The fact is, in Britain, going to a cafe to meet friends, or to school or to the shop to top up a mobile phone are not  regular activities undertaken by bicycle. Cycling around a forest or seafront or reservoir are activities undertaken by bicycle because it’s ‘FUN’! And you can buy a magazine to assist with all the tips on high-tech equipment to ride and wear (including racks to mount your bicycles to your car to go to that forest or seafront or reservoir). After all, adults and children are advised to get training and read a large manual of advanced techniques before really tackling British roads to go to a cafe to meet friends, go to school or go to the shop to top up a mobile phone.

In the Netherlands [and I would imagine Denmark also], all this boring, humdrum bicycle as transport stuff goes on, and yet they still manage to have an intensive and varied cycle sport scene. They have Road Cycling and Cyclo-Cross and BMX and Track Cycling and Mountain Biking and Human Powered Vehicles (yes, dear Reader, I did write Mountain Biking). See? In cycling terms, even in Europe they know how to have ‘FUN’!!!

It would be easy at this point to say something along the lines of, ‘well, at least the Dutch and the Danes know where to draw the line between sport and transport’ but that would be the wrong, and blatantly untrue distinction to make. Whilst I was cycling around Groningen and Assen on their bicycle infrastructure, our group was frequently overtaken by individuals or groups of cheery club cyclists in full kit on road bikes. However, because we were going through towns and villages where any infrastructure and population was obviously at its most dense, I found that although they were travelling quicker than us, it was respectfully quicker. They were always travelling at what the Starship Enterprise would call ‘Impulse Power’. The distinction I found, and I stress this is based purely on what I observed, is that they were cycling as though they still had a debt of responsibility where people were, the same as motorists.

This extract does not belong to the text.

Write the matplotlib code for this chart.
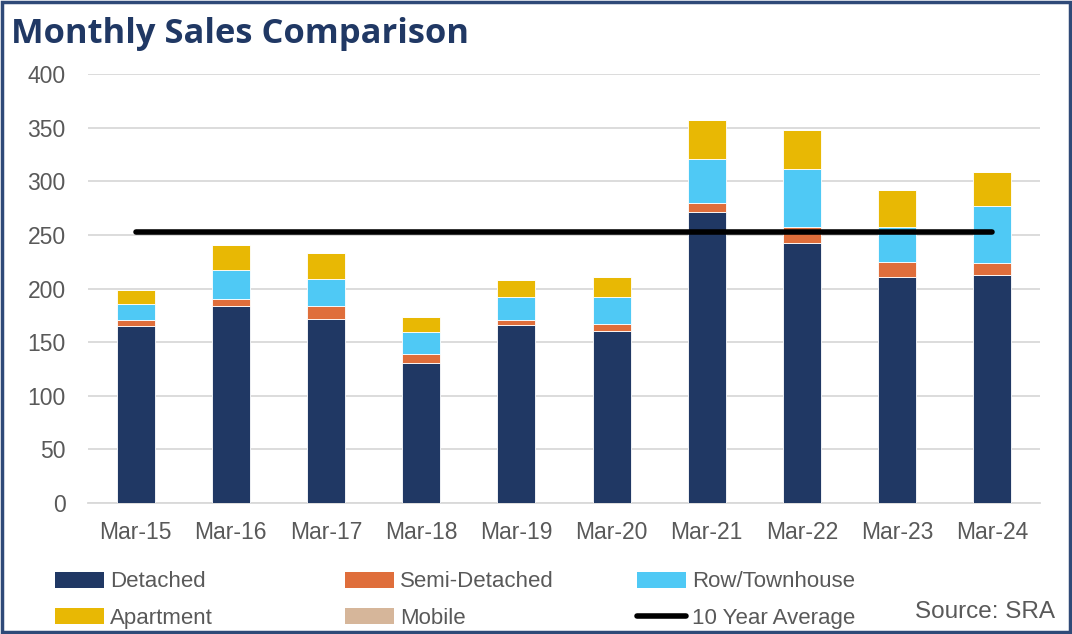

If they just kept their legs ticking over at a not unpleasant speed [for them] they knew they would be able to open up the speed later in their ride (particularly as Dutch Infrastructure is about segregated ROUTES and not the usual British misinterpretation). The point I wish to make is that the bicycle infrastructure provided is suitable for everyone – not always perfect, but more pleasant and often more direct than the road. It’s perfectly possible to travel at speed too.

The Dutch and the Danes know how to have ‘FUN!’ But they also know how to get to the shops and their children to school correctly.

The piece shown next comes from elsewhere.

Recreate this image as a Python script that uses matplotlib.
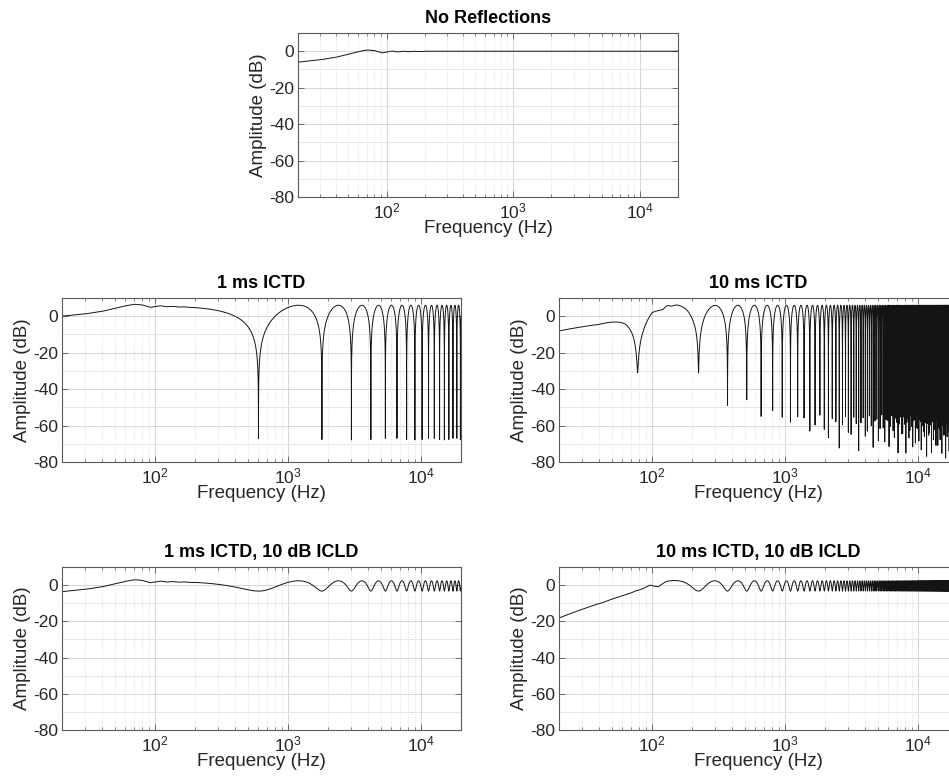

The problem Britain faces is multi faceted but I’m going to quickly focus on two; Firstly, is the fact that practically every piece of bicycle infrastructure designed and implemented to date is diabolical, and one cannot blame the hardened experienced ‘FUN!’ loving cyclist for being deeply sceptical. If motorways were designed in the same cavalier fashion with piecemeal budgets, minimal consultation and guidelines that are readily ignored, then both driving and cycling on specific infrastructure would be ‘FUN!’  but in a white-knuckle, terrifying fairground ride sort of way. I personally think that level of excitement should come from inside a library book as opposed to cycling to the library to get that book.

Second is the fact that we are spectacularly awful at separating the ‘sport’ from ‘transport’. Some Britons like to think that by cycling to work, they have left the ‘Rat Race’ but all they’ve done is lock themselves into new one of their own construction. Consumerism finds a new and unexpected outlet with all the kit, cameras and, thanks to applications such as Endomondo, a smart phone negates the need for a cycle computer telling the rider everything from average speed to how many calories were burned each trip. A daily gauntlet has been thrown for the quick and the brave with a great deal of risk taking. The thought of ‘Going Dutch’ or ‘Danish’ horrifies them as they cling to the some divine right to the road. A right that has been effectively lost to the majority already.

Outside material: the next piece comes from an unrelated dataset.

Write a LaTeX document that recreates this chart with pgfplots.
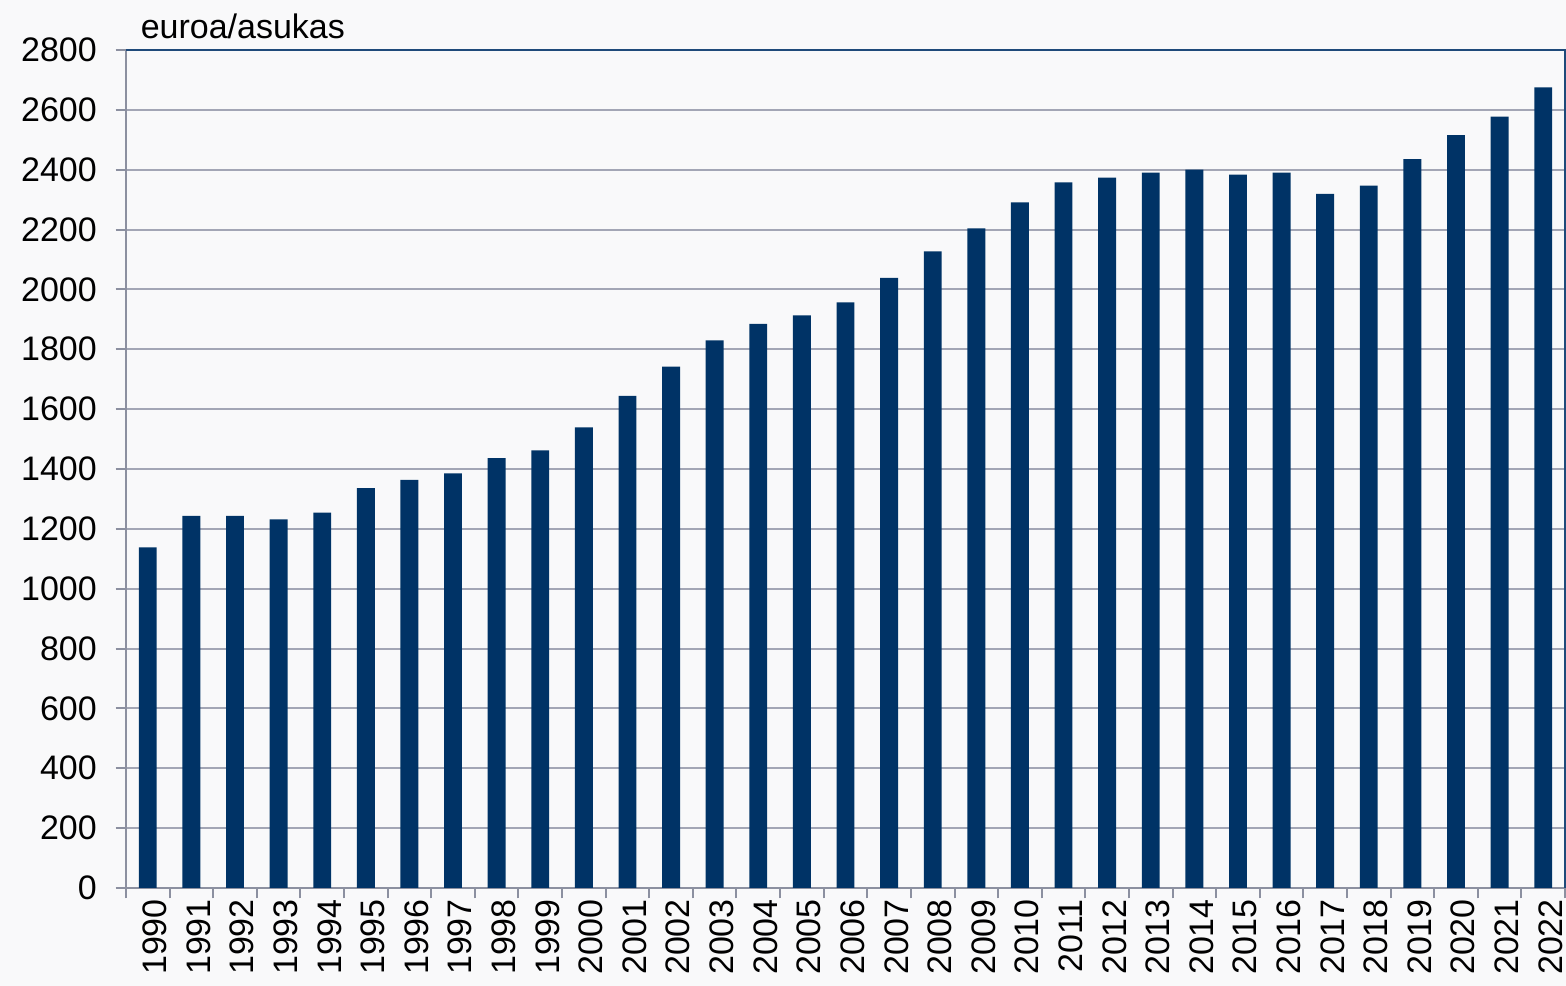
\documentclass[border=0pt]{standalone}
\usepackage{pgfplots}
\pgfplotsset{compat=1.18}
\usepackage{fontspec}
\setmainfont{Liberation Sans}
\definecolor{bg}{HTML}{F9F9FA}
\definecolor{barc}{HTML}{003366}
\definecolor{gridc}{HTML}{A3A6B5}
\definecolor{axc}{HTML}{8C90A0}
\definecolor{frame}{HTML}{1F4A7A}
\begin{document}
\begin{tikzpicture}
\fill[bg] (-31.5pt,-24.5pt) rectangle (360pt,222pt);
\useasboundingbox (-31.5pt,-24.5pt) rectangle (360pt,222pt);
\begin{axis}[
  at={(0,0)}, anchor=south west,
  width=359.75pt, height=209.5pt, scale only axis,
  clip=false,
  xmin=-0.5, xmax=32.5, ymin=0, ymax=2800,
  ytick distance=200,
  xtick={0,...,32},
  xticklabels={1990,1991,1992,1993,1994,1995,1996,1997,1998,1999,2000,2001,2002,2003,2004,2005,2006,2007,2008,2009,2010,2011,2012,2013,2014,2015,2016,2017,2018,2019,2020,2021,2022},
  minor xtick={-0.5,0.5,...,32.5},
  axis x line*=bottom, axis y line*=left,
  axis line style={draw=axc, line width=0.5pt},
  tick align=outside,
  major tick length=2.6pt, minor tick length=2.6pt,
  x tick style={draw=none},
  minor x tick style={draw=axc, line width=0.5pt},
  y tick style={draw=axc, line width=0.5pt},
  ymajorgrids, grid style={draw=gridc, line width=0.5pt},
  every tick label/.append style={font=\fontsize{8.5}{10}\selectfont, text=black},
  xticklabel style={rotate=90, anchor=east, inner sep=0pt, yshift=-1.8pt},
  yticklabel style={inner sep=0pt, xshift=-4.5pt},
  /pgf/number format/.cd, 1000 sep={}, assume math mode=true,
]
\addplot[ybar, bar width=0.41, fill=barc, draw=none] coordinates {
(0,1138) (1,1243) (2,1243) (3,1232) (4,1254) (5,1336) (6,1364) (7,1385)
(8,1436) (9,1462) (10,1539) (11,1644) (12,1742) (13,1830) (14,1885) (15,1913)
(16,1957) (17,2039) (18,2127) (19,2204) (20,2291) (21,2358) (22,2374) (23,2390)
(24,2400) (25,2384) (26,2390) (27,2319) (28,2347) (29,2435) (30,2516) (31,2577) (32,2675)
};
\draw[frame, line width=0.45pt] (rel axis cs:0,1) -- (rel axis cs:1,1) -- (rel axis cs:1,0);
\node[anchor=base west, inner sep=0pt, font=\fontsize{8.5}{10}\selectfont] at ([xshift=3.5pt,yshift=3pt]rel axis cs:0,1) {euroa/asukas};
\end{axis}
\end{tikzpicture}
\end{document}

I personally believe that there needs to be a standard in bicycle infrastructure that acts as a quality benchmark as opposed to guidelines that currently exist which, although are quite good, are all too easily discarded in the name of budgets or just simple lack of understanding of the bicycle as a mode of transport. There needs to be continuity, quality and more than a nod to what has enjoyed proven success in Continental Europe. A Standard that is suitable for every type of bicycle and caters for every type of rider.

There should never be a magazine about mass cycling as transport because it should be the routine, everyday thing you do to get to equally routine activities or more exciting adventures that start as soon as you walk away from a safely locked bike. Mind you, if there was such a magazine, I’d probably subscribe to it. I’d keep it hidden from my wife though. One must maintain an image of ‘FUN!’

9 thoughts on “Well, Fancy That! No 3: Riding a Bicycle Doesn’t Always Have to be ‘FUN!’”

  1. For magazines about cycling as transport try AtoB or Velovision 🙂
    They do arrive in relatively plain envelopes 😉

    1. To You and Mike

      You’re both right to cite those magazines. I wasn’t really aware of Cycle Lifestyle (thanks!) but A2B and VeloVision has been favourites for years.

      However, they aren’t the mainstream fodder of WH Smiths or the general public. They are more for the enthusiast with their own specialities (like trains, electric bikes etc etc). What that says about us, I dread to think 🙂

  2. To play devils avocado for a minute, such magazines don’t really exist for other modes, do they? There’s car mags that review “ordinary” cars, for sure, but that’s largely, I suspect, because cars are fairly complicated and expensive.

    Even there, you’ll find the vehicles rhapsodised about are the ones that drivers could never (legally) experience the full potential of. The car equivalent of the £1,500 Ultegra equipped carbon bike, I guess.

  3. I will concede that this is not enough to base a regular magazine on, but I dispute the notion that cycling for utility is not “fun” – or, at any rate, cannot be fun where you are not scared sh*tless most of the time by the road conditions.

    There is the satisfaction of watching the pedestrians you overtake, knowing that you are making say 3 times their speed for the same or possibly less exertion. And in our roads environment, they aren’t even in noticeably less danger.

    There is the smug satisfaction of catching up with that boy racer who vroomed past you and is now waiting for you at the next traffic lights – “nah nah ni nah nah”, you can sing. Or cutting away through our miserably few cycle contraflows or filtered permeability cul de sacs which boy racer has to drive around.

    And the one I like best is that sense of almost flying that you get from passing over the ground soundlessly and smoothly. The only other way I have experience that was with, ahem, mind-altering substances when I was young.

  4. The thing is, fundamentally, the actual act of riding a bicycle is FUN! It’s hard to treat a commute as just a commute when being propelled forwards simply by pedalling. The downside to that of course is the wretched Strava craze 😉

  5. As well as not having magazines dedicated to every-day ordinary mass-participation activities, you also don’t get “clubs”. Clubs almost always cater for minority interests, where the fellowship of other club members provides some useful benefits. I’m sure there are cycling clubs in the Netherlands, but I doubt whether the majority of people who ride bicycles there would feel any need to belong to them.

    Cycling is indeed often fun (except in the rain into a strong headwind) but cycling in UK traffic conditions is more often terrifying than fun. That’s by far the biggest problem with cycling in this country.

    Remove the danger from motor vehicles and the balance swings much more towards the utility benefits of cycling, and the majority of the population get the chance to discover those lovely moments of real FUN you get when riding a bike!